Required work - The listing below holds a line with "Write the matplotlib code for this chart." and a later line with "W, H = 1081, 635". Write out those two lines and every line between them, exactly, and nothing else.

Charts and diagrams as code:

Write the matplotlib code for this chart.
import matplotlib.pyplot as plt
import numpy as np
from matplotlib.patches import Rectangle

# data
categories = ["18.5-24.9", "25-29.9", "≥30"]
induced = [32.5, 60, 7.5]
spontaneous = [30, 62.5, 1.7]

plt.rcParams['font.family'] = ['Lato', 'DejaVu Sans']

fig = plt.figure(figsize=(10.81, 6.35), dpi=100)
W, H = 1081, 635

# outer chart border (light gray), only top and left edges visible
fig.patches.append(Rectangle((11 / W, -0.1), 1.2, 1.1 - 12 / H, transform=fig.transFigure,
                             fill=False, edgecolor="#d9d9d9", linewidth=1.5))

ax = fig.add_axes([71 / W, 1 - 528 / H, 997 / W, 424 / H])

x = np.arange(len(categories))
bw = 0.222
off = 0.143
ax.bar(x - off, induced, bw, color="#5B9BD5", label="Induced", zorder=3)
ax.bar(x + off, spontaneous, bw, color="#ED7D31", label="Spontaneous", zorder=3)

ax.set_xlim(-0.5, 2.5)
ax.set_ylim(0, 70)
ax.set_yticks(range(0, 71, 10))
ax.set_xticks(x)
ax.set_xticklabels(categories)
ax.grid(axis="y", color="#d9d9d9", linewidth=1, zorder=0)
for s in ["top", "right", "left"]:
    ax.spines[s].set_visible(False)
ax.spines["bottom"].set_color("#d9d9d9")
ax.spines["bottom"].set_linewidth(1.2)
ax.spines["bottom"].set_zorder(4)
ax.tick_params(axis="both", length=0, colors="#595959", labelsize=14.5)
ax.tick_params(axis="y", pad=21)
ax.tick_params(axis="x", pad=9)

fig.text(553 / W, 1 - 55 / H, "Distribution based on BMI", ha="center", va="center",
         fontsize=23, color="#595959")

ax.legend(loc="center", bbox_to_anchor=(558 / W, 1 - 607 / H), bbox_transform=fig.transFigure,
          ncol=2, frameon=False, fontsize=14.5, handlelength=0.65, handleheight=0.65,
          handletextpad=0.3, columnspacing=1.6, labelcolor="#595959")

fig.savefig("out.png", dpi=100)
==
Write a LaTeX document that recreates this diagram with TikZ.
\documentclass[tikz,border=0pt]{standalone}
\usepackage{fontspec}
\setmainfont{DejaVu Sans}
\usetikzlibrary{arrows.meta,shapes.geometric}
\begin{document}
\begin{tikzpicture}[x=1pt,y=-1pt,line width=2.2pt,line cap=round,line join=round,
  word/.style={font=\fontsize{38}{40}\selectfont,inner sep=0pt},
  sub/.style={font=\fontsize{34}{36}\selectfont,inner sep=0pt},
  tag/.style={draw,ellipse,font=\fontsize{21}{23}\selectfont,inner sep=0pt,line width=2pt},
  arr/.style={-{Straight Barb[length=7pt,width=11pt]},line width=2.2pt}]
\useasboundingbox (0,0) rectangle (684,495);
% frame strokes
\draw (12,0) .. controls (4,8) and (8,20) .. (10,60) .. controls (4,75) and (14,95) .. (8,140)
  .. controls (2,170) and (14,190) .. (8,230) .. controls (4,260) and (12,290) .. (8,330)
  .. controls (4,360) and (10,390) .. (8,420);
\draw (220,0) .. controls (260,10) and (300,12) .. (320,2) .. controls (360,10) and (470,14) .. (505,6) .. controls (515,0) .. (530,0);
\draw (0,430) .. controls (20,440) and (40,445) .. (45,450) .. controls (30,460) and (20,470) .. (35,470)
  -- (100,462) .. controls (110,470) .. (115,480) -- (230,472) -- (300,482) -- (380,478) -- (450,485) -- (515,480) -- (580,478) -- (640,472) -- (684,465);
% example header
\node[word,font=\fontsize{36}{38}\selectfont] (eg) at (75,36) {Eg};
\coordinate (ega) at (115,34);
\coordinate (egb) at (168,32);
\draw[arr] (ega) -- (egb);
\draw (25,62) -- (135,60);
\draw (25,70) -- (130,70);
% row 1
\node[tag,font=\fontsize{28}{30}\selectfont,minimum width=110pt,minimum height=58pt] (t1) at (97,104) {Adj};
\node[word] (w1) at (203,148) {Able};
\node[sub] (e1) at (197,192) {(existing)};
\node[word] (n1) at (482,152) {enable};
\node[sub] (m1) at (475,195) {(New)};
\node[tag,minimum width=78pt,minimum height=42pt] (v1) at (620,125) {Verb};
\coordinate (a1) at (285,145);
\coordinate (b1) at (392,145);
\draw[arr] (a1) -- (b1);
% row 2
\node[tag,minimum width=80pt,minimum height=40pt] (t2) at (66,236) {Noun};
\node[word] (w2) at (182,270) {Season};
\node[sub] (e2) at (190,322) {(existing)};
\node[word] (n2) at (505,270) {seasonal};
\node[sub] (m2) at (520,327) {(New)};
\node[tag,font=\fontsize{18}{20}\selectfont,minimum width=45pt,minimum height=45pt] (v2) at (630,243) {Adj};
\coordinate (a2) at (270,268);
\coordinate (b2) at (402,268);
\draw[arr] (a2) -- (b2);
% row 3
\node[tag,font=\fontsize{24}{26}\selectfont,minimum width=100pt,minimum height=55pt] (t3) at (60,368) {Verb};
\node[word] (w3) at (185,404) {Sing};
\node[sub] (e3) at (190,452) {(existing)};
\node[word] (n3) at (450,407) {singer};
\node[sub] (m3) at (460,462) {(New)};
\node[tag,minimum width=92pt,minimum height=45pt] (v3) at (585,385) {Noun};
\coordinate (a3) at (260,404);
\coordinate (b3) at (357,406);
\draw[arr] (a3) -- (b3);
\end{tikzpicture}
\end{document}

Finished exercise -
Write the matplotlib code for this chart.
import matplotlib.pyplot as plt
import numpy as np
from matplotlib.patches import Rectangle

# data
categories = ["18.5-24.9", "25-29.9", "≥30"]
induced = [32.5, 60, 7.5]
spontaneous = [30, 62.5, 1.7]

plt.rcParams['font.family'] = ['Lato', 'DejaVu Sans']

fig = plt.figure(figsize=(10.81, 6.35), dpi=100)
W, H = 1081, 635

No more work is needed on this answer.